**WHAT IS ASKED:** Leave out any picture and return the remaining listing below exactly as given.
---+---
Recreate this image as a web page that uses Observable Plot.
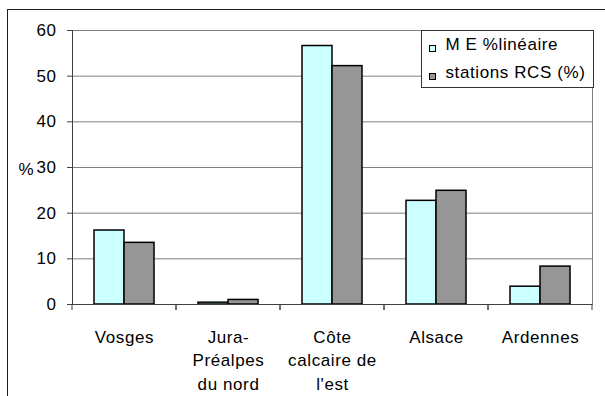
<!DOCTYPE html>
<html>
<head>
<meta charset="utf-8">
<script src="https://cdn.jsdelivr.net/npm/d3@7"></script>
<script src="https://cdn.jsdelivr.net/npm/@observablehq/plot@0.6"></script>
<style>
  html, body { margin: 0; padding: 0; background: #fff; }
  #chart {
    position: relative; width: 605px; height: 396px; overflow: hidden;
    font-family: "Liberation Sans", Arial, sans-serif;
  }
  #chart svg { position: absolute; left: 0; top: 0; }
  #outline {
    position: absolute; left: 7px; top: 9px; right: -20px; bottom: -20px;
    border-left: 1.5px solid #1e1e1e; border-top: 1.5px solid #1e1e1e;
    pointer-events: none;
  }
  #legend {
    position: absolute; left: 421px; top: 30px; width: 171px;
    border: 1px solid #333; background: #fff;
    font-size: 17px; letter-spacing: 0.6px; color: #000;
  }
  #legend .row { position: relative; height: 28px; line-height: 28px; padding-left: 23.5px; white-space: pre; }
  #legend .swatch {
    position: absolute; left: 7px; top: 14px; width: 7px; height: 7px;
    box-sizing: border-box; border: 1.2px solid #000;
  }
</style>
</head>
<body>
<div id="chart"><div id="outline"></div></div>
<script>
// Hydro-ecoregions and the two shares compared in each
const categories = ["Vosges", "Jura-\nPréalpes\ndu nord", "Côte\ncalcaire de\nl'est", "Alsace", "Ardennes"];
const seriesNames = ["M E %linéaire", "stations RCS (%)"];
const seriesColors = ["#ccffff", "#969696"];
const meLineaire = [16.2, 0.4, 56.6, 22.7, 3.9];
const stationsRcs = [13.5, 1.0, 52.2, 24.9, 8.3];
const yTicks = [0, 10, 20, 30, 40, 50, 60];

const rows = categories.flatMap((region, i) => [
  {region, series: seriesNames[0], value: meLineaire[i]},
  {region, series: seriesNames[1], value: stationsRcs[i]}
]);

// short ticks under the baseline at both edges of each region's band
const boundaryTicks = (index, {y}, values, {width, marginLeft, marginRight}) => {
  const g = d3.create("svg:g").attr("stroke", "#404040");
  for (const x of [marginLeft, width - marginRight]) {
    g.append("line").attr("x1", x).attr("x2", x).attr("y1", y(0)).attr("y2", y(0) + 6);
  }
  return g.node();
};

const chart = Plot.plot({
  width: 605,
  height: 396,
  marginTop: 30,
  marginRight: 11,
  marginBottom: 92,
  marginLeft: 70,
  style: {
    fontFamily: '"Liberation Sans", Arial, sans-serif',
    fontSize: "17px",
    letterSpacing: "0.6px",
    color: "#000",
    background: "transparent"
  },
  fx: {domain: categories, padding: 0},
  x: {domain: seriesNames, paddingInner: 0, paddingOuter: 0.73, axis: null},
  y: {domain: [0, 60]},
  color: {domain: seriesNames, range: seriesColors},
  marks: [
    Plot.gridY(yTicks, {stroke: "#808080", strokeOpacity: 1}),
    Plot.frame({anchor: "right", stroke: "#808080", facetAnchor: "right"}),
    Plot.barY(rows, {fx: "region", x: "series", y: "value", fill: "series", stroke: "#000", strokeWidth: 1.5}),
    Plot.ruleY([0], {stroke: "#404040"}),
    Plot.frame({anchor: "left", stroke: "#404040", facetAnchor: "left"}),
    Plot.axisY(yTicks, {tickSize: 5, tickPadding: 11, stroke: "#404040", fill: "#000", label: null}),
    Plot.text(["%"], {text: d => d, frameAnchor: "left", textAnchor: "start", dx: -54, dy: 2, fill: "#000", facetAnchor: "left"}),
    Plot.axisFx({anchor: "bottom", tickSize: 0, tickPadding: 21, lineHeight: 1.41, fill: "#000", label: null}),
    boundaryTicks
  ]
});

const holder = document.getElementById("chart");
holder.insertBefore(chart, holder.firstChild);

// legend box inside the upper right corner of the plot area
const legend = document.createElement("div");
legend.id = "legend";
seriesNames.forEach((name, i) => {
  const row = document.createElement("div");
  row.className = "row";
  const sw = document.createElement("span");
  sw.className = "swatch";
  sw.style.background = seriesColors[i];
  row.appendChild(sw);
  row.appendChild(document.createTextNode(name));
  legend.appendChild(row);
});
holder.appendChild(legend);
</script>
</body>
</html>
---+---
**WRITTEN REPLY:**
Recreate this image as a web page that uses Observable Plot.
<!DOCTYPE html>
<html>
<head>
<meta charset="utf-8">
<script src="https://cdn.jsdelivr.net/npm/d3@7"></script>
<script src="https://cdn.jsdelivr.net/npm/@observablehq/plot@0.6"></script>
<style>
  html, body { margin: 0; padding: 0; background: #fff; }
  #chart {
    position: relative; width: 605px; height: 396px; overflow: hidden;
    font-family: "Liberation Sans", Arial, sans-serif;
  }
  #chart svg { position: absolute; left: 0; top: 0; }
  #outline {
    position: absolute; left: 7px; top: 9px; right: -20px; bottom: -20px;
    border-left: 1.5px solid #1e1e1e; border-top: 1.5px solid #1e1e1e;
    pointer-events: none;
  }
  #legend {
    position: absolute; left: 421px; top: 30px; width: 171px;
    border: 1px solid #333; background: #fff;
    font-size: 17px; letter-spacing: 0.6px; color: #000;
  }
  #legend .row { position: relative; height: 28px; line-height: 28px; padding-left: 23.5px; white-space: pre; }
  #legend .swatch {
    position: absolute; left: 7px; top: 14px; width: 7px; height: 7px;
    box-sizing: border-box; border: 1.2px solid #000;
  }
</style>
</head>
<body>
<div id="chart"><div id="outline"></div></div>
<script>
// Hydro-ecoregions and the two shares compared in each
const categories = ["Vosges", "Jura-\nPréalpes\ndu nord", "Côte\ncalcaire de\nl'est", "Alsace", "Ardennes"];
const seriesNames = ["M E %linéaire", "stations RCS (%)"];
const seriesColors = ["#ccffff", "#969696"];
const meLineaire = [16.2, 0.4, 56.6, 22.7, 3.9];
const stationsRcs = [13.5, 1.0, 52.2, 24.9, 8.3];
const yTicks = [0, 10, 20, 30, 40, 50, 60];

const rows = categories.flatMap((region, i) => [
  {region, series: seriesNames[0], value: meLineaire[i]},
  {region, series: seriesNames[1], value: stationsRcs[i]}
]);

// short ticks under the baseline at both edges of each region's band
const boundaryTicks = (index, {y}, values, {width, marginLeft, marginRight}) => {
  const g = d3.create("svg:g").attr("stroke", "#404040");
  for (const x of [marginLeft, width - marginRight]) {
    g.append("line").attr("x1", x).attr("x2", x).attr("y1", y(0)).attr("y2", y(0) + 6);
  }
  return g.node();
};

const chart = Plot.plot({
  width: 605,
  height: 396,
  marginTop: 30,
  marginRight: 11,
  marginBottom: 92,
  marginLeft: 70,
  style: {
    fontFamily: '"Liberation Sans", Arial, sans-serif',
    fontSize: "17px",
    letterSpacing: "0.6px",
    color: "#000",
    background: "transparent"
  },
  fx: {domain: categories, padding: 0},
  x: {domain: seriesNames, paddingInner: 0, paddingOuter: 0.73, axis: null},
  y: {domain: [0, 60]},
  color: {domain: seriesNames, range: seriesColors},
  marks: [
    Plot.gridY(yTicks, {stroke: "#808080", strokeOpacity: 1}),
    Plot.frame({anchor: "right", stroke: "#808080", facetAnchor: "right"}),
    Plot.barY(rows, {fx: "region", x: "series", y: "value", fill: "series", stroke: "#000", strokeWidth: 1.5}),
    Plot.ruleY([0], {stroke: "#404040"}),
    Plot.frame({anchor: "left", stroke: "#404040", facetAnchor: "left"}),
    Plot.axisY(yTicks, {tickSize: 5, tickPadding: 11, stroke: "#404040", fill: "#000", label: null}),
    Plot.text(["%"], {text: d => d, frameAnchor: "left", textAnchor: "start", dx: -54, dy: 2, fill: "#000", facetAnchor: "left"}),
    Plot.axisFx({anchor: "bottom", tickSize: 0, tickPadding: 21, lineHeight: 1.41, fill: "#000", label: null}),
    boundaryTicks
  ]
});

const holder = document.getElementById("chart");
holder.insertBefore(chart, holder.firstChild);

// legend box inside the upper right corner of the plot area
const legend = document.createElement("div");
legend.id = "legend";
seriesNames.forEach((name, i) => {
  const row = document.createElement("div");
  row.className = "row";
  const sw = document.createElement("span");
  sw.className = "swatch";
  sw.style.background = seriesColors[i];
  row.appendChild(sw);
  row.appendChild(document.createTextNode(name));
  legend.appendChild(row);
});
holder.appendChild(legend);
</script>
</body>
</html>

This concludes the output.